Title: Watson for Genomics: a cognitive approach to clinical oncology.

The confluence of genomic technologies, algorithmics and cognitive computing has brought us to the doorstep of widespread usage of personalized medicine. I will talk about Watson for Genomics that attempts to integrate the current state of knowledge of molecular oncology and pharmacogenomics with the ever-expanding body of literature to assist physicians in analyzing and acting on patient genomic profiles.

logo Achille Fokoue.
Research Staff Member

Achille is a member of the Cognitive Computing group at the IBM Thomas J. Watson Research Center, in Yorktown Heights, New York, USA. His research interests include knowledge representation and reasoning, data management, information integration, programming and query languages for XML, and program analysis. His current work focuses on developing theories, algorithms and systems for 1) scaling reasoning over large and expressive description logics knowledge bases that tolerate inconsistencies and uncertainties and 2) efficiently aligning large ontologies. He is also investigating applications of Semantic Web technologies in a variety of domains ranging from life sciences to text analysis.

Title: Tiresias: A system for predicting Drug-Drug Interactions Through Similarity-Based Link Prediction.

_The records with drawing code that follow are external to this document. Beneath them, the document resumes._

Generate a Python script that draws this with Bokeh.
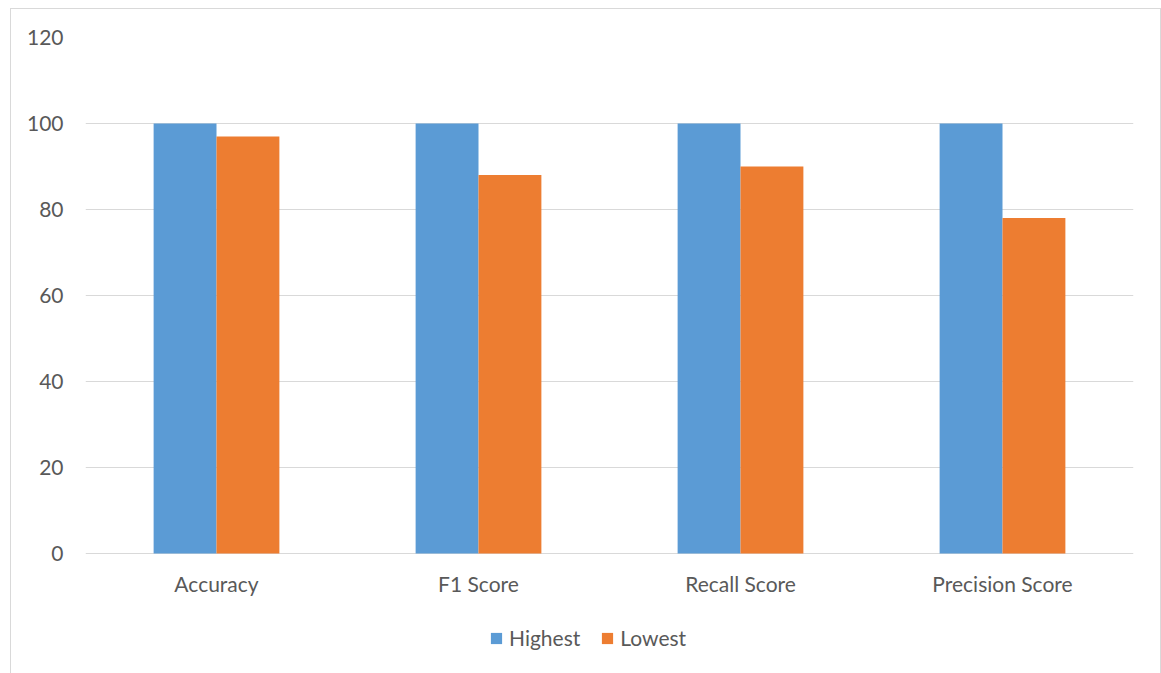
from bokeh.plotting import figure
from bokeh.models import FactorRange, Legend, LegendItem, ColumnDataSource, FixedTicker
from bokeh.transform import dodge
from bokeh.core.properties import value
from bokeh.embed import file_html
from bokeh.resources import INLINE

categories = ["Accuracy", "F1 Score", "Recall Score", "Precision Score"]
highest = [100, 100, 100, 100]
lowest = [97, 88, 90, 78]
y_ticks = [0, 20, 40, 60, 80, 100, 120]

src = ColumnDataSource(dict(cat=categories, highest=highest, lowest=lowest))

FONT = "Lato"
TXT = "#595959"

FRAME_H = 637
PX_PER_UNIT = 516 / 120.0
Y_START = 120 - FRAME_H / PX_PER_UNIT
LABEL_Y = -30 / PX_PER_UNIT

p = figure(x_range=FactorRange(*categories), y_range=(Y_START, 120),
           frame_width=1048, frame_height=FRAME_H, output_backend="svg", toolbar_location=None,
           min_border_left=74, min_border_right=27, min_border_top=28, min_border_bottom=0)
p.margin = (8, 0, 0, 10)
p.styles = {"border": "1px solid #D9D9D9"}

r1 = p.vbar(x=dodge("cat", -0.12, range=p.x_range), top="highest", width=0.24, source=src,
            fill_color="#5B9BD5", line_color=None)
r2 = p.vbar(x=dodge("cat", 0.12, range=p.x_range), top="lowest", width=0.24, source=src,
            fill_color="#ED7D31", line_color=None)

# category labels below the baseline
lab_src = ColumnDataSource(dict(cat=categories, y=[LABEL_Y] * len(categories)))
p.text(x="cat", y="y", text="cat", source=lab_src, text_align="center",
       text_baseline="middle", text_font=value(FONT), text_font_size="21px",
       text_color=TXT)

p.outline_line_color = None
p.background_fill_color = "white"
p.border_fill_color = "white"

p.xgrid.grid_line_color = None
p.ygrid.grid_line_color = "#D9D9D9"
p.ygrid.grid_line_width = 1
p.yaxis.ticker = FixedTicker(ticks=y_ticks)
p.xaxis.visible = False

ax = p.yaxis[0]
ax.axis_line_color = None
ax.major_tick_line_color = None
ax.minor_tick_line_color = None
ax.major_label_text_font = FONT
ax.major_label_text_font_size = "21px"
ax.major_label_text_color = TXT
ax.major_label_standoff = 16

p.x_range.range_padding = 0
p.x_range.group_padding = 0

legend = Legend(items=[LegendItem(label="Highest", renderers=[r1]),
                       LegendItem(label="Lowest", renderers=[r2])],
                orientation="horizontal", location=(404, 24))
legend.label_text_font = FONT
legend.label_text_font_size = "21px"
legend.label_text_color = TXT
legend.glyph_width = 14
legend.glyph_height = 14
legend.spacing = 20
legend.label_standoff = 6
legend.padding = 0
legend.margin = 0
legend.border_line_color = None
legend.background_fill_alpha = 0
p.add_layout(legend, "center")

open("out.html", "w").write(file_html(p, INLINE))
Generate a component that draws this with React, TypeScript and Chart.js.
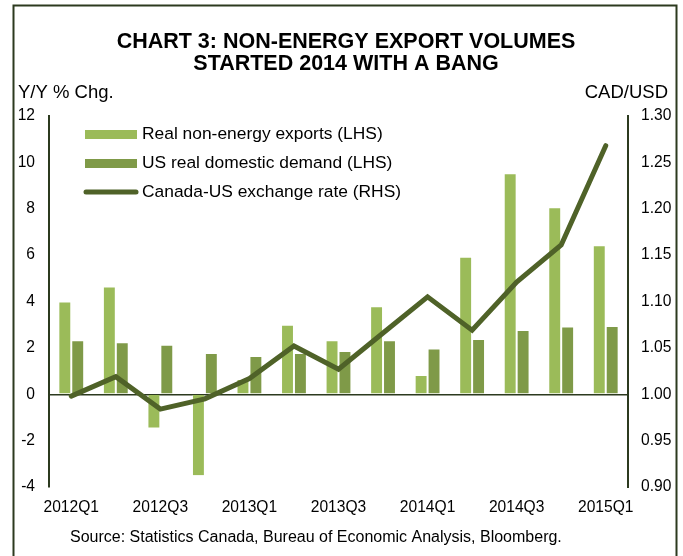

Drug-Drug Interactions (DDIs) are a major cause of preventable adverse drug reactions (ADRs), causing a significant burden on the patients' health and the healthcare system. It is widely known that clinical studies cannot sufficiently and accurately identify DDIs for new drugs before they are made available on the market. In addition, existing public and proprietary sources of DDI information are known to be incomplete and/or inaccurate and so not reliable. As a result, there is an emerging body of research on in-silico prediction of drug-drug interactions. We present Tiresias, a framework that takes in various sources of drug-related data and knowledge as inputs, and provides DDI predictions as outputs. The process starts with semantic integration of the input data that results in a knowledge graph describing drug attributes and relationships with various related entities such as enzymes, chemical structures, and pathways. The knowledge graph is then used to compute several similarity measures between all the drugs in a scalable and distributed framework. The resulting similarity metrics are used to build features for a large-scale logistic regression model to predict potential DDIs. We highlight the novelty of our proposed approach and perform thorough evaluation of the quality of the predictions. The results show the effectiveness of Tiresias in both predicting new interactions among existing drugs and among newly developed and existing drugs.